The company has incurred higher capital expenditure on the Khargone plant at about Rs 8.4 crore per Mw, compared to Rs 6.5-7.5 crore per Mw for other projects under construction, say analysts, but the same is due to the use of superior technology and a dedicated 37-kilometre railway line. Nevertheless, on account of higher plant costs, the tariff will also be higher, say analysts at Kotak Institutional Equities. Further, looking at higher operating efficiency (3.3 per cent higher than conventional supercritical power plants) and power purchase agreement (50 per cent with MP and 34 per cent with other states), analysts remain positive.

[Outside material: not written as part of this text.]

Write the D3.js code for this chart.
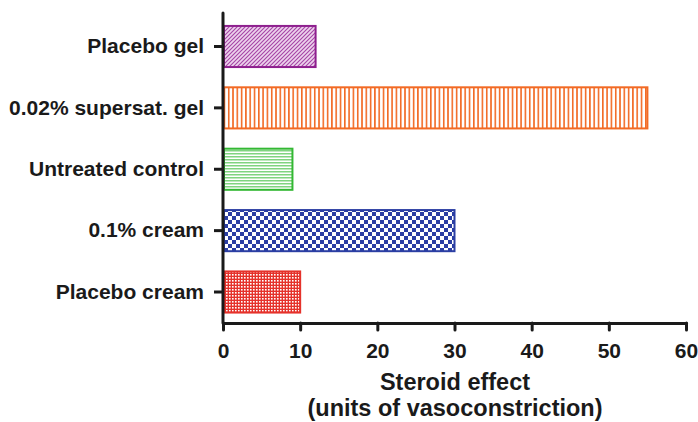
<!DOCTYPE html>
<html><head><meta charset="utf-8">
<script src="https://cdn.jsdelivr.net/npm/d3@7"></script>
<style>body{margin:0;background:#fff}svg{display:block}text{font-family:"Liberation Sans",Arial,sans-serif;font-weight:bold;fill:#1a1a1a}</style>
</head><body>
<svg id="c" width="698" height="422"></svg>
<script>
const categories = ["Placebo gel","0.02% supersat. gel","Untreated control","0.1% cream","Placebo cream"];
const values = [12, 55, 9, 30, 10];
const colors = ["#8e1f8e","#f26a24","#33b833","#2b3ea3","#e5322b"];
const xTicks = [0,10,20,30,40,50,60];

const svg = d3.select("#c");
const mLeft = 223, mRight = 686, mTop = 13, mBottom = 323;
const x = d3.scaleLinear().domain([0,60]).range([mLeft,mRight]);
const y = d3.scaleBand().domain(categories).range([15.5,323]).paddingInner(0.33).paddingOuter(0.17);

const defs = svg.append("defs");
function mk(id,w,h){return defs.append("pattern").attr("id",id).attr("patternUnits","userSpaceOnUse").attr("width",w).attr("height",h);}
// diag
let p = mk("p0",4,4);
p.append("rect").attr("width",4).attr("height",4).attr("fill","#edd3ed");
p.append("path").attr("d","M-1,1 L1,-1 M0,4 L4,0 M3,5 L5,3").attr("stroke","#a543a5").attr("stroke-width",1.1);
// vert
p = mk("p1",4.3,10);
p.append("rect").attr("width",4.3).attr("height",10).attr("fill","#fff");
p.append("rect").attr("x",0).attr("width",1.6).attr("height",10).attr("fill",colors[1]);
// horiz
p = mk("p2",10,3);
p.append("rect").attr("width",10).attr("height",3).attr("fill","#fff");
p.append("rect").attr("y",0).attr("width",10).attr("height",1.5).attr("fill","#7fd47f");
// check
p = mk("p3",8,8);
p.append("rect").attr("width",8).attr("height",8).attr("fill","#fff");
p.append("rect").attr("width",4).attr("height",4).attr("fill",colors[3]);
p.append("rect").attr("x",4).attr("y",4).attr("width",4).attr("height",4).attr("fill",colors[3]);
// fine check
p = mk("p4",3,3);
p.append("rect").attr("width",3).attr("height",3).attr("fill",colors[4]);
p.append("rect").attr("x",1).attr("y",1).attr("width",1.6).attr("height",1.6).attr("fill","#fff");

svg.selectAll("rect.bar").data(categories).enter().append("rect").attr("class","bar")
  .attr("x",x(0)+1).attr("y",d=>y(d))
  .attr("width",(d,i)=>x(values[i])-x(0)-1).attr("height",y.bandwidth())
  .attr("fill",(d,i)=>`url(#p${i})`)
  .attr("stroke",(d,i)=>colors[i]).attr("stroke-width",2);

// x axis
const xa = svg.append("g").attr("transform",`translate(0,${mBottom})`)
  .call(d3.axisBottom(x).tickValues(xTicks).tickSize(7).tickSizeOuter(0).tickPadding(13));
xa.select(".domain").attr("stroke","#1a1a1a").attr("stroke-width",3).attr("stroke-linecap","round");
xa.selectAll(".tick line").attr("stroke","#1a1a1a").attr("stroke-width",3).attr("stroke-linecap","round");
xa.selectAll("text").style("font-size","21px").attr("dy","0.72em");

// y axis
const ya = svg.append("g").attr("transform",`translate(${mLeft},0)`)
  .call(d3.axisLeft(y).tickSize(9).tickSizeOuter(0).tickPadding(10));
ya.select(".domain").attr("d",`M0,${mTop}V${mBottom}`).attr("stroke","#1a1a1a").attr("stroke-width",3).attr("stroke-linecap","round");
ya.selectAll(".tick line").attr("stroke","#1a1a1a").attr("stroke-width",3);
ya.selectAll("text").style("font-size","21px");

svg.append("text").attr("x",455).attr("y",390).attr("text-anchor","middle").style("font-size","23.5px").text("Steroid effect");
svg.append("text").attr("x",455).attr("y",416).attr("text-anchor","middle").style("font-size","23.5px").text("(units of vasoconstriction)");
</script>
</body></html>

With continued capacity additions, the company should see an increase in its regulated equity base, thereby driving its earnings. Regulated equity is the quantum of shareholders’ funds eligible for fixed returns, according to regulations. Analysts at Emkay Global say NTPC expects to add 5,300 Mw in 2019-20 (FY20) and 5,000 Mw in 2020-21 (FY21), which should result in 15 per cent annual growth in the regulated equity over the next three years.

The underrecoveries from customers, however, remain a critical issue, considering coal supply problems. The plant availability factor till July 19 (FY20) has remained high at 87.2 per cent, compared to 83.8 per cent in the year-ago period due to better coal supplies, say analysts. However, due to rains and flood impacting coal production and dispatches, the Street is watchful now. Analysts say while the management had guided for zero underrecovery in FY20 and the June quarter saw 75 per cent lower underrecoveries, near-term concerns persist.

The stake sale by the government remains a major overhang, say analysts, though Rupesh Sankhe at Elara Capital says NTPC is trading at a historically low multiple of 1x FY21 estimated price-to-book, which looks attractive.